PROBLEM DETAILS> Find all lines in the records that include the word "this", and copy them out.
START DATASET EXCERPTS
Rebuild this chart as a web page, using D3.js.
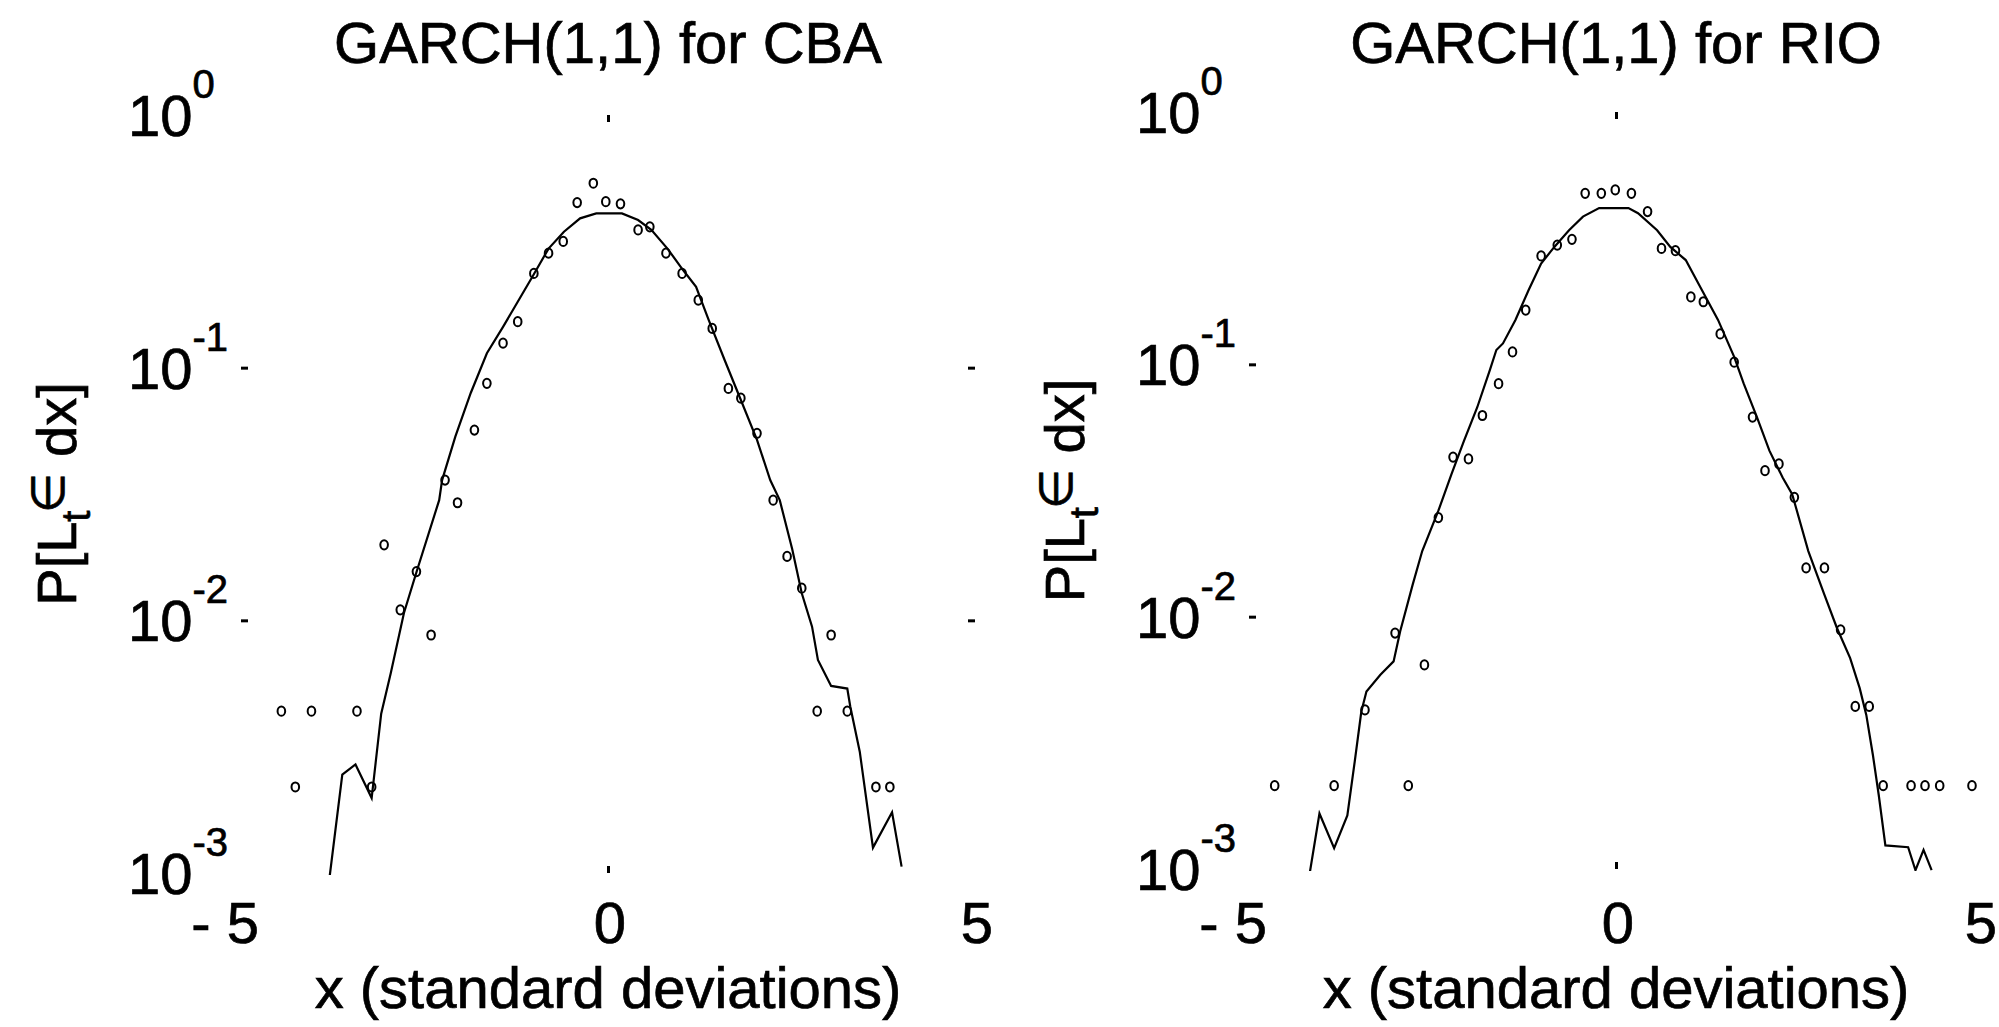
END DATASET EXCERPTS
START DATASET EXCERPTS
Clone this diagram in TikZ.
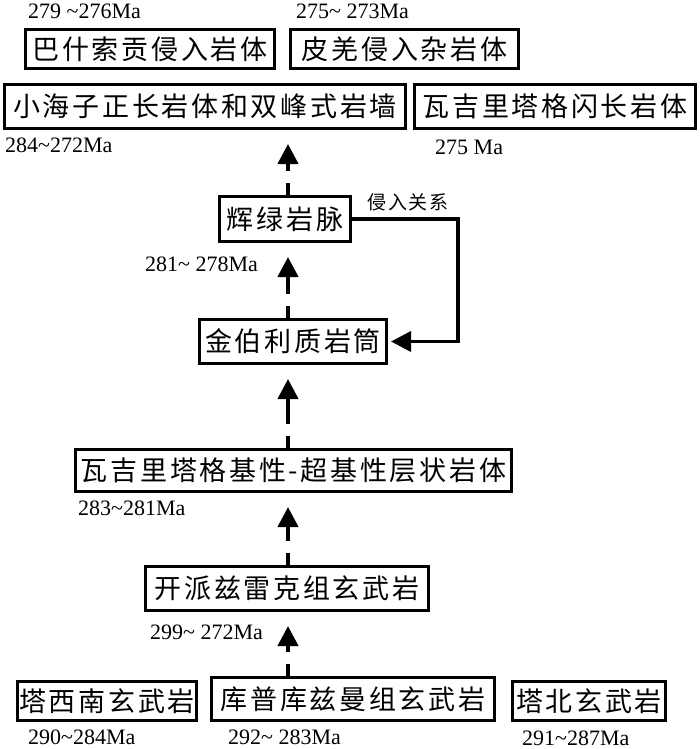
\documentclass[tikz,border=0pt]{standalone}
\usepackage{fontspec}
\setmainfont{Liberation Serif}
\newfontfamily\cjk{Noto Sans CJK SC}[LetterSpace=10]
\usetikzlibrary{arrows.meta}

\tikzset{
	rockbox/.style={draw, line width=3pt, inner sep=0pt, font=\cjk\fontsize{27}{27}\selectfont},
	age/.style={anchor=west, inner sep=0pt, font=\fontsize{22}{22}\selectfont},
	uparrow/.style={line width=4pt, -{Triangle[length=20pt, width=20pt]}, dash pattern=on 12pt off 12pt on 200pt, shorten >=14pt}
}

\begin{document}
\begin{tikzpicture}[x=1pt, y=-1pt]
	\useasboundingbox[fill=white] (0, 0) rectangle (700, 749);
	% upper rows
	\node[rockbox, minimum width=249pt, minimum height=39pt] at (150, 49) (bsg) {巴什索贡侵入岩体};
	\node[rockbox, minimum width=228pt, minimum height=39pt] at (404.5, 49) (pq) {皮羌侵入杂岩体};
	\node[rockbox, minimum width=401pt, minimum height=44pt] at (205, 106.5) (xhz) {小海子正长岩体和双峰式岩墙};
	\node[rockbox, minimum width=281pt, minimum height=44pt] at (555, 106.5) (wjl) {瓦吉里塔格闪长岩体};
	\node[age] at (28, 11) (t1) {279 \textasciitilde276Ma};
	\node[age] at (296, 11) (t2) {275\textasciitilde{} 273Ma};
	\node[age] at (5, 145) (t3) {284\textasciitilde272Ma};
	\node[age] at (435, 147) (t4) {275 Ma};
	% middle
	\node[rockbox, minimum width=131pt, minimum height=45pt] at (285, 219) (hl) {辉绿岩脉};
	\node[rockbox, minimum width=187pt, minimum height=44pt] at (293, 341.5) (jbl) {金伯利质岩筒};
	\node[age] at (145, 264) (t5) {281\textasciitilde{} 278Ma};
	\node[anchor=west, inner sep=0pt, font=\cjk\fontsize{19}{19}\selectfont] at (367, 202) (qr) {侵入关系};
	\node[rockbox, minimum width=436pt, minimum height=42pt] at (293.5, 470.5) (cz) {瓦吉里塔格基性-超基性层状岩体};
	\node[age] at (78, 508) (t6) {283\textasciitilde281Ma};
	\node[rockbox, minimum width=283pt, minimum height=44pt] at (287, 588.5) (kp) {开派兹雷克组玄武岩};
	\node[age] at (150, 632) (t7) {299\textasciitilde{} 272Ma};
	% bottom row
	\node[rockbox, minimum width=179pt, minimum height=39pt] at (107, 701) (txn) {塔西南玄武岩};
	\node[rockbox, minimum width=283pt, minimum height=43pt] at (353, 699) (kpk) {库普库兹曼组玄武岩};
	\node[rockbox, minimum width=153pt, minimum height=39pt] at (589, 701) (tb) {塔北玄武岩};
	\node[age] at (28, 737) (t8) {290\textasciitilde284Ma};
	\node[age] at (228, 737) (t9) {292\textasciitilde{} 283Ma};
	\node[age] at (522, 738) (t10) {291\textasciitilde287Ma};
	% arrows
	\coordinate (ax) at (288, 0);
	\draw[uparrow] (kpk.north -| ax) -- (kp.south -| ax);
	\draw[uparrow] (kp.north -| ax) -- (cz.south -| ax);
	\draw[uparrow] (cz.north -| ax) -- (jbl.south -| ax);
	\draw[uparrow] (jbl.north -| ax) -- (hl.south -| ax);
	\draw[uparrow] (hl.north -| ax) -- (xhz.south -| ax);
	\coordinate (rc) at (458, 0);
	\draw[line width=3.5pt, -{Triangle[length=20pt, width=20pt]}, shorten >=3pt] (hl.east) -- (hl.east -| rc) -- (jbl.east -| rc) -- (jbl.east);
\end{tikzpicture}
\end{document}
END DATASET EXCERPTS
EXERCISE SOLUTION>
Rebuild this chart as a web page, using D3.js.
Clone this diagram in TikZ.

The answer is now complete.